Even so, Bowman and his allies on the issue say keeping potentially hostile software off of state devices is an easy decision. The idea has backing from the Oregon Department of Justice, which called the bill “yet another step the State of Oregon can take to prevent unauthorized access and ensure that state information and infrastructure are protected.”

In Oregon, state agencies are often left to set their own rules for what applications are fair game.

While there is no blanket ban on TikTok, some agencies, including the Department of Human Services, have a set of approved applications employees may download without explicit permissions. If they want to download an app that is not on that list — like TikTok — they must go through an exception process to request it, DHS spokesman Jake Sunderland said, “and could only download apps required to do the business of their position.”

The state is in the process of centralizing control of access to apps and other programs with the Department of Administrative Services, Oregon’s central administrative agency.

Bowman said Tuesday he hasn’t heard any opposition to HB 3127 from other lawmakers, and that he thinks the proposal should pass with a few changes.

Under an amendment that’s expected to move forward, the state’s chief information officer would be empowered to add and remove companies from the list of businesses whose products are prohibited. And rollout of the ban would occur gradually, as the state centralizes control of devices with the administrative services office. Slowing down implementation to coincide with that process was a way to keep the bill from spurring new costs for state agencies, which could hurt its chances of passage, Bowman said.

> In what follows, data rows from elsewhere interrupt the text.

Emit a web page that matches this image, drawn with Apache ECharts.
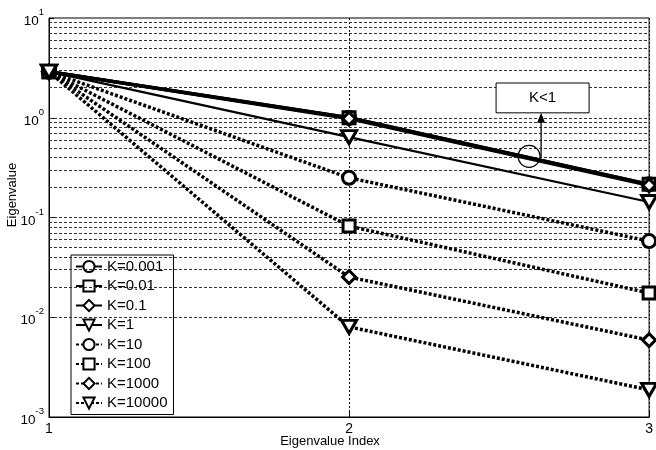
<!DOCTYPE html>
<html>
<head>
<meta charset="utf-8">
<script src="https://cdn.jsdelivr.net/npm/echarts@6/dist/echarts.min.js"></script>
<style>
  html, body { margin: 0; padding: 0; background: #fff; }
  #chart { width: 656px; height: 450px; }
</style>
</head>
<body>
<div id="chart"></div>
<script>
// Eigenvalue spectra for different K values
const eigenIndex = [1, 2, 3];
const seriesNames = ['K=0.001', 'K=0.01', 'K=0.1', 'K=1', 'K=10', 'K=100', 'K=1000', 'K=10000'];
const k0001 = [2.9, 1.0, 0.215];
const k001 = [2.9, 1.0, 0.215];
const k01 = [2.9, 0.98, 0.21];
const k1 = [2.9, 0.64, 0.143];
const k10 = [2.9, 0.25, 0.058];
const k100 = [2.9, 0.082, 0.0175];
const k1000 = [2.9, 0.0253, 0.0059];
const k10000 = [2.9, 0.008, 0.00187];
const yDecades = [0.001, 0.01, 0.1, 1, 10];
const xTicks = [1, 2, 3];
// annotation "K<1": circle around the K<1 bundle, arrow up to the label box
const noteCircle = [2.6, 0.41];
const noteArrow = { x: 2.64, from: 0.40, to: 1.12 };
const noteBox = { x0: 2.49, x1: 2.80, y0: 1.12, y1: 2.23, text: 'K<1' };

const values = [k0001, k001, k01, k1, k10, k100, k1000, k10000];
const markers = ['circle', 'rect', 'diamond', 'triangle',
                 'circle', 'rect', 'diamond', 'triangle'];
const FONT = 'Liberation Sans, Arial, sans-serif';

// minor grid levels 2..9 per decade plus the decades themselves
const gridLevels = [];
for (let d = 0; d < yDecades.length - 1; d++) {
  for (let m = 1; m <= 9; m++) {
    if (d === 0 && m === 1) continue;
    gridLevels.push(+(yDecades[d] * m).toPrecision(3));
  }
}

const chart = echarts.init(document.getElementById('chart'));

const series = seriesNames.map((name, i) => {
  const dotted = i >= 4;
  const tri = markers[i] === 'triangle';
  return {
    name: name,
    type: 'line',
    data: eigenIndex.map((x, j) => [x, values[i][j]]),
    symbol: markers[i],
    symbolSize: tri ? [15, 13] : (markers[i] === 'rect' ? 12 : 13),
    symbolRotate: tri ? 180 : 0,
    showAllSymbol: true,
    z: 5 + i,
    lineStyle: {
      color: '#000',
      width: i === 3 ? 2.2 : 3.5,
      type: dotted ? [3, 2] : 'solid'
    },
    itemStyle: { color: '#fff', borderColor: '#000', borderWidth: 3 },
    emphasis: { disabled: true },
    animation: false
  };
});

// horizontal grid lines drawn as mark lines on a carrier series
series.push({
  name: 'grid',
  type: 'line',
  data: [],
  silent: true,
  z: 1,
  markLine: {
    silent: true,
    symbol: 'none',
    label: { show: false },
    animation: false,
    lineStyle: { color: '#333', width: 1, type: [3, 2] },
    data: gridLevels.map(v => ({ yAxis: v }))
  }
});

chart.setOption({
  animation: false,
  backgroundColor: '#fff',
  textStyle: { fontFamily: FONT },
  grid: {
    left: 49, right: 4, top: 18, bottom: 33,
    show: true, borderColor: '#000', borderWidth: 1, backgroundColor: 'transparent'
  },
  xAxis: {
    type: 'value',
    min: 1, max: 3, interval: 1,
    axisLine: { lineStyle: { color: '#000', width: 1 } },
    axisTick: { inside: true, length: 5, lineStyle: { color: '#000' } },
    axisLabel: {
      color: '#000', fontSize: 14, fontFamily: FONT, margin: 5,
      formatter: v => xTicks.includes(v) ? String(v) : ''
    },
    splitLine: { show: true, lineStyle: { color: '#000', width: 1, type: [2, 2] } }
  },
  yAxis: {
    type: 'log',
    logBase: 10,
    min: 0.001, max: 10,
    axisLine: { lineStyle: { color: '#000', width: 1 } },
    axisTick: { inside: true, length: 5, lineStyle: { color: '#000' } },
    axisLabel: {
      color: '#000', margin: 5, fontFamily: FONT,
      formatter: v => '{b|10}{s|' + Math.round(Math.log10(v)) + '}',
      rich: {
        b: { fontSize: 13.5, fontFamily: FONT, color: '#000', padding: [7, 0, 0, 0] },
        s: { fontSize: 9.5, fontFamily: FONT, color: '#000', verticalAlign: 'top', padding: [0, 0, 8, 0] }
      }
    },
    splitLine: { show: false }
  },
  legend: {
    data: seriesNames,
    orient: 'vertical',
    left: 71, top: 255,
    padding: [4, 6, 4, 4],
    itemWidth: 26, itemHeight: 14, itemGap: 4.5,
    backgroundColor: '#fff',
    borderColor: '#000', borderWidth: 1,
    textStyle: { color: '#000', fontSize: 15, fontFamily: FONT },
    selectedMode: false
  },
  series: series
});

function px(x, y) { return chart.convertToPixel({ gridIndex: 0 }, [x, y]); }

const c = px(noteCircle[0], noteCircle[1]);
const a0 = px(noteArrow.x, noteArrow.from);
const a1 = px(noteArrow.x, noteArrow.to);
const b0 = px(noteBox.x0, noteBox.y1);
const b1 = px(noteBox.x1, noteBox.y0);

chart.setOption({
  graphic: [
    {
      type: 'circle', z: 50,
      shape: { cx: c[0], cy: c[1], r: 11 },
      style: { fill: 'none', stroke: '#000', lineWidth: 1.2 }
    },
    {
      type: 'line', z: 50,
      shape: { x1: a0[0], y1: a0[1], x2: a1[0], y2: a1[1] + 8 },
      style: { stroke: '#000', lineWidth: 1.3 }
    },
    {
      type: 'polygon', z: 50,
      shape: { points: [[a1[0], a1[1]], [a1[0] - 4, a1[1] + 10], [a1[0] + 4, a1[1] + 10]] },
      style: { fill: '#000' }
    },
    {
      type: 'rect', z: 50,
      shape: { x: b0[0], y: b0[1], width: b1[0] - b0[0], height: b1[1] - b0[1] },
      style: { fill: '#fff', stroke: '#000', lineWidth: 1 }
    },
    {
      type: 'text', z: 51,
      x: (b0[0] + b1[0]) / 2, y: (b0[1] + b1[1]) / 2,
      style: { text: noteBox.text, fill: '#000', font: '15px ' + FONT, align: 'center', verticalAlign: 'middle' }
    },
    {
      type: 'text', z: 51,
      x: 12, y: 195, rotation: Math.PI / 2,
      style: { text: 'Eigenvalue', fill: '#000', font: '13px ' + FONT, align: 'center', verticalAlign: 'middle' }
    },
    {
      type: 'text', z: 51,
      x: 330, y: 441,
      style: { text: 'Eigenvalue Index', fill: '#000', font: '13px ' + FONT, align: 'center', verticalAlign: 'middle' }
    }
  ]
});
</script>
</body>
</html>
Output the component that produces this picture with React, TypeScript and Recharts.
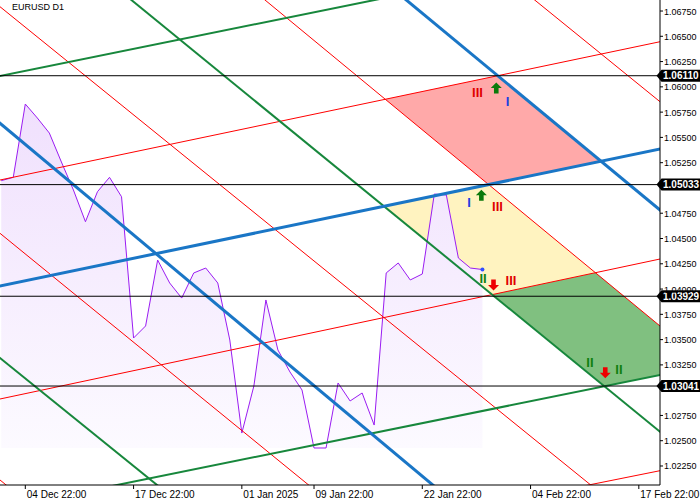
import React from 'react';
import { ComposedChart, Line, Area, XAxis, YAxis, ReferenceLine, ReferenceDot } from 'recharts';

// ---- domain (bar index / price) ----
const X_MIN = -2.103;
const X_MAX = 52.76;
const Y_MIN = 1.02062;
const Y_MAX = 1.06859;

// ---- price series (line chart, one value per bar) ----
const barIndex = [-2, -1, 0, 1, 2, 3, 4, 5, 6, 7, 8, 9, 10, 11, 12, 13, 14, 15, 16, 17, 18, 19, 20, 21, 22, 23, 24, 25, 26, 27, 28, 29, 30, 31, 32, 33, 34, 35, 36, 37, 38];
const closePrices = [
  1.05072, 1.05105, 1.0583, 1.05692, 1.05543, 1.05257, 1.0498, 1.04666, 1.04963, 1.05105,
  1.04913, 1.03516, 1.03635, 1.04287, 1.0406, 1.03911, 1.04159, 1.04208, 1.0406, 1.03496,
  1.02576, 1.03041, 1.03892, 1.03397, 1.0318, 1.03002, 1.02428, 1.02428, 1.03071, 1.02893,
  1.02972, 1.02655, 1.04159, 1.04258, 1.0409, 1.04149, 1.0494, 1.0493, 1.04307, 1.04208, 1.04193,
];

// ---- axis ticks (1.05000 and 1.03000 are hidden under the level tags) ----
const xTickValues = [0, 9, 18, 24, 33, 42, 51];
const xTickLabels = ['04 Dec 22:00', '17 Dec 22:00', '01 Jan 2025', '09 Jan 22:00', '22 Jan 22:00', '04 Feb 22:00', '17 Feb 22:00'];
const yTickValues = [
  1.0225, 1.025, 1.0275, 1.0325, 1.035, 1.0375, 1.04, 1.0425, 1.045, 1.0475,
  1.0525, 1.055, 1.0575, 1.06, 1.0625, 1.065, 1.0675,
];

// ---- horizontal levels ----
const levels = [1.0611, 1.05033, 1.03929, 1.03041];

// ---- trend lines (two points each, bar index / price) ----
const trendLines = [
  { name: 'rdA', kind: 'red', x1: -2.103, p1: 1.067925, x2: 46.9, p2: 1.02072 },
  { name: 'rdB', kind: 'red', x1: 19.925, p1: 1.06859, x2: 52.76, p2: 1.036346 },
  { name: 'rdC', kind: 'red', x1: 42.344, p1: 1.06859, x2: 52.76, p2: 1.05853 },
  { name: 'rdD', kind: 'red', x1: -2.103, p1: 1.045514, x2: 23.45, p2: 1.02072 },
  { name: 'rdE', kind: 'red', x1: -2.103, p1: 1.021115, x2: -1.103, p2: 1.020145 },
  { name: 'ruA', kind: 'red', x1: -2.103, p1: 1.050786, x2: 52.76, p2: 1.064464 },
  { name: 'ruB', kind: 'red', x1: -2.103, p1: 1.029126, x2: 52.76, p2: 1.042972 },
  { name: 'ruC', kind: 'red', x1: 47.249, p1: 1.02072, x2: 52.76, p2: 1.022035 },
  { name: 'gdA', kind: 'green', x1: 8.82, p1: 1.06859, x2: 52.76, p2: 1.025892 },
  { name: 'gdB', kind: 'green', x1: -2.103, p1: 1.033181, x2: 10.848, p2: 1.02072 },
  { name: 'guA', kind: 'green', x1: -2.103, p1: 1.061071, x2: 29.044, p2: 1.06859 },
  { name: 'guB', kind: 'green', x1: 8.038, p1: 1.02072, x2: 52.76, p2: 1.0315 },
  { name: 'bdA', kind: 'blue', x1: 31.671, p1: 1.06859, x2: 52.76, p2: 1.047818 },
  { name: 'bdB', kind: 'blue', x1: -2.103, p1: 1.056393, x2: 33.774, p2: 1.02072 },
  { name: 'bu', kind: 'blue', x1: -2.103, p1: 1.040302, x2: 52.76, p2: 1.053852 },
];

// ---- filled zones bounded by two rising and two falling lines ----
const zones = [
  { fill: '#ffa9a9', upper: 'ruA', lower: 'bu', left: 'rdB', right: 'bdA' },
  { fill: '#fff3c0', upper: 'bu', lower: 'ruB', left: 'gdA', right: 'rdB' },
  { fill: '#80c080', upper: 'ruB', lower: 'guB', left: 'gdA', right: 'rdB' },
];

// ---- annotations ----
const marks = [
  { x: 37.59, p: 1.059489, type: 'text', text: 'III', color: '#e00000' },
  { x: 39.15, p: 1.059885, type: 'up' },
  { x: 40.08, p: 1.058599, type: 'text', text: 'I', color: '#2040e0' },
  { x: 36.88, p: 1.04861, type: 'text', text: 'I', color: '#2040e0' },
  { x: 37.91, p: 1.049272, type: 'up' },
  { x: 39.25, p: 1.048145, type: 'text', text: 'III', color: '#e00000' },
  { x: 38.05, p: 1.041093, type: 'text', text: 'II', color: '#108010' },
  { x: 38.92, p: 1.040401, type: 'down' },
  { x: 40.37, p: 1.040895, type: 'text', text: 'III', color: '#e00000' },
  { x: 46.94, p: 1.032785, type: 'text', text: 'II', color: '#108010' },
  { x: 48.21, p: 1.031717, type: 'down' },
  { x: 49.35, p: 1.032043, type: 'text', text: 'II', color: '#108010' },
];

const styles: Record<string, { stroke: string; width: number }> = {
  red: { stroke: '#ff0000', width: 1 },
  green: { stroke: '#17873c', width: 2 },
  blue: { stroke: '#1a76c6', width: 3 },
};

const FONT = "'Liberation Sans', Arial, sans-serif";

type TL = (typeof trendLines)[number];
const slope = (l: TL) => (l.p2 - l.p1) / (l.x2 - l.x1);
const valAt = (l: TL, x: number) => l.p1 + slope(l) * (x - l.x1);
const byName = (n: string) => trendLines.find((l) => l.name === n) as TL;
const cross = (a: TL, b: TL) => {
  const ca = valAt(a, 0);
  const cb = valAt(b, 0);
  return (cb - ca) / (slope(a) - slope(b));
};

const lineData = (l: TL) => [
  { x: X_MIN - 3, p: valAt(l, X_MIN - 3) },
  { x: X_MAX + 3, p: valAt(l, X_MAX + 3) },
];

const zoneData = (z: (typeof zones)[number]) => {
  const U1 = byName(z.upper);
  const U2 = byName(z.lower);
  const Dl = byName(z.left);
  const Dr = byName(z.right);
  const xs = [cross(Dl, U1), cross(Dl, U2), cross(Dr, U1), cross(Dr, U2)].sort((a, b) => a - b);
  return xs.map((x) => {
    let lo = Math.max(valAt(U2, x), valAt(Dl, x));
    let hi = Math.min(valAt(U1, x), valAt(Dr, x));
    if (lo > hi) {
      const m = (lo + hi) / 2;
      lo = m;
      hi = m;
    }
    return { x, r: [lo, hi] };
  });
};

const priceData = barIndex.map((x, i) => ({ x, p: closePrices[i] }));
const priceMin = Math.min(...closePrices);

const XTick = (props: any) => {
  const { x, y, payload } = props;
  const idx = xTickValues.indexOf(payload.value);
  return (
    <text x={x + 1.5} y={y + 7} fontSize={10} fontFamily={FONT} fill="#000" textAnchor="start">
      {xTickLabels[idx]}
    </text>
  );
};

const YTick = (props: any) => {
  const { x, y, payload } = props;
  return (
    <text x={x} y={y + 3.5} fontSize={9} fontFamily={FONT} fill="#000" textAnchor="start">
      {Number(payload.value).toFixed(5)}
    </text>
  );
};

const makeTag = (value: number) => (props: any) => {
  const vb = props.viewBox || {};
  const tx = (vb.x || 0) + (vb.width || 0);
  const ty = vb.y || 0;
  return (
    <g>
      <path
        d={`M${tx - 3.5},${ty} L${tx + 1.5},${ty - 6} L700,${ty - 6} L700,${ty + 6} L${tx + 1.5},${ty + 6} Z`}
        fill="#000"
      />
      <text x={tx + 3} y={ty + 3.6} fontSize={10} fontWeight="bold" fontFamily={FONT} fill="#fff">
        {value.toFixed(5)}
      </text>
    </g>
  );
};

const renderMark = (m: (typeof marks)[number]) => (props: any) => {
  const { cx, cy } = props;
  if (m.type === 'up') {
    return (
      <path
        d={`M${cx},${cy - 5.5} L${cx + 5.5},${cy} L${cx + 2.3},${cy} L${cx + 2.3},${cy + 5.5} L${cx - 2.3},${cy + 5.5} L${cx - 2.3},${cy} L${cx - 5.5},${cy} Z`}
        fill="#0b7a0b"
      />
    );
  }
  if (m.type === 'down') {
    return (
      <path
        d={`M${cx},${cy + 5.5} L${cx + 5.5},${cy} L${cx + 2.3},${cy} L${cx + 2.3},${cy - 5.5} L${cx - 2.3},${cy - 5.5} L${cx - 2.3},${cy} L${cx - 5.5},${cy} Z`}
        fill="#ee0000"
      />
    );
  }
  return (
    <text x={cx} y={cy + 4.6} fontSize={13} fontWeight="bold" fontFamily={FONT} fill={m.color} textAnchor="middle">
      {m.text}
    </text>
  );
};

const order = ['red', 'green', 'blue'];
const sortedLines = [...trendLines].sort((a, b) => order.indexOf(a.kind) - order.indexOf(b.kind));

export default function App() {
  return (
    <div style={{ position: 'absolute', left: 0, top: 0, width: 700, height: 500, background: '#fff' }}>
      <ComposedChart width={700} height={500} margin={{ top: 0, right: 0, bottom: 0, left: 0 }}>
        <defs>
          <linearGradient id="lav" x1="0" y1="0" x2="0" y2="1">
            <stop offset="0%" stopColor="#f0e0fd" />
            <stop offset="100%" stopColor="#fcfaff" />
          </linearGradient>
        </defs>
        <XAxis
          type="number"
          dataKey="x"
          domain={[X_MIN, X_MAX]}
          allowDataOverflow
          ticks={xTickValues}
          interval={0}
          tick={<XTick />}
          tickSize={4}
          tickMargin={2}
          tickLine={{ stroke: '#000' }}
          axisLine={{ stroke: '#000' }}
          height={15}
        />
        <YAxis
          type="number"
          orientation="right"
          domain={[Y_MIN, Y_MAX]}
          allowDataOverflow
          ticks={yTickValues}
          interval={0}
          tick={<YTick />}
          tickSize={3}
          tickMargin={1}
          tickLine={{ stroke: '#000' }}
          axisLine={{ stroke: '#000' }}
          width={40}
        />
        {zones.map((z, i) => (
          <Area
            key={'z' + i}
            data={zoneData(z)}
            dataKey="r"
            type="linear"
            stroke="none"
            fill={z.fill}
            fillOpacity={1}
            isAnimationActive={false}
            dot={false}
            activeDot={false}
          />
        ))}
        <Area
          data={priceData}
          dataKey="p"
          type="linear"
          baseValue={priceMin}
          stroke="none"
          fill="url(#lav)"
          fillOpacity={1}
          isAnimationActive={false}
          dot={false}
          activeDot={false}
        />
        <Line
          data={priceData}
          dataKey="p"
          type="linear"
          stroke="#9a1cf2"
          strokeWidth={1}
          dot={false}
          activeDot={false}
          isAnimationActive={false}
        />
        {sortedLines.map((l) => (
          <Line
            key={l.name}
            data={lineData(l)}
            dataKey="p"
            type="linear"
            stroke={styles[l.kind].stroke}
            strokeWidth={styles[l.kind].width}
            dot={false}
            activeDot={false}
            isAnimationActive={false}
          />
        ))}
        {levels.map((lv) => (
          <ReferenceLine key={'lv' + lv} y={lv} stroke="#000" strokeWidth={1} label={makeTag(lv)} />
        ))}
        <ReferenceDot
          x={barIndex[barIndex.length - 1]}
          y={closePrices[closePrices.length - 1]}
          r={2}
          fill="#3050ff"
          stroke="none"
        />
        {marks.map((m, i) => (
          <ReferenceDot key={'m' + i} x={m.x} y={m.p} r={0} ifOverflow="visible" shape={renderMark(m)} />
        ))}
      </ComposedChart>
      <div
        style={{
          position: 'absolute',
          left: 12,
          top: 3,
          fontSize: 9,
          lineHeight: '9px',
          fontFamily: FONT,
          color: '#000',
          whiteSpace: 'nowrap',
        }}
      >
        EURUSD D1
      </div>
    </div>
  );
}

“To be candid, I would like a broader application of this bill,” he said. “I would like it to apply to more devices — state government, local government.”

Officials and agencies in some states have shown a flair for TikTok. In California, for instance, both the state energy commission and Gov. Gavin Newsom use the platform. So does Michigan Gov. Gretchen Whitmer, despite her state’s recent decision to ban the app on state-issued devices.

Not so in Oregon. Gov. Tina Kotek does not have an account. Secretary of State Shemia Fagan does, though she’s posted only two videos, most recently in 2020. A spokesperson said Fagan and staff discontinued use of the app and removed it from state devices last year.

One group that has shown some interest in the platform lately: the House Democratic caucus, to which Bowman belongs. In a December TikTok post, the rookie lawmaker can be seen winking at the camera, his hand extended in a finger gun.

The post and those like it, recorded by a communications staffer on a personal cellphone, would not be impacted by HB 3127.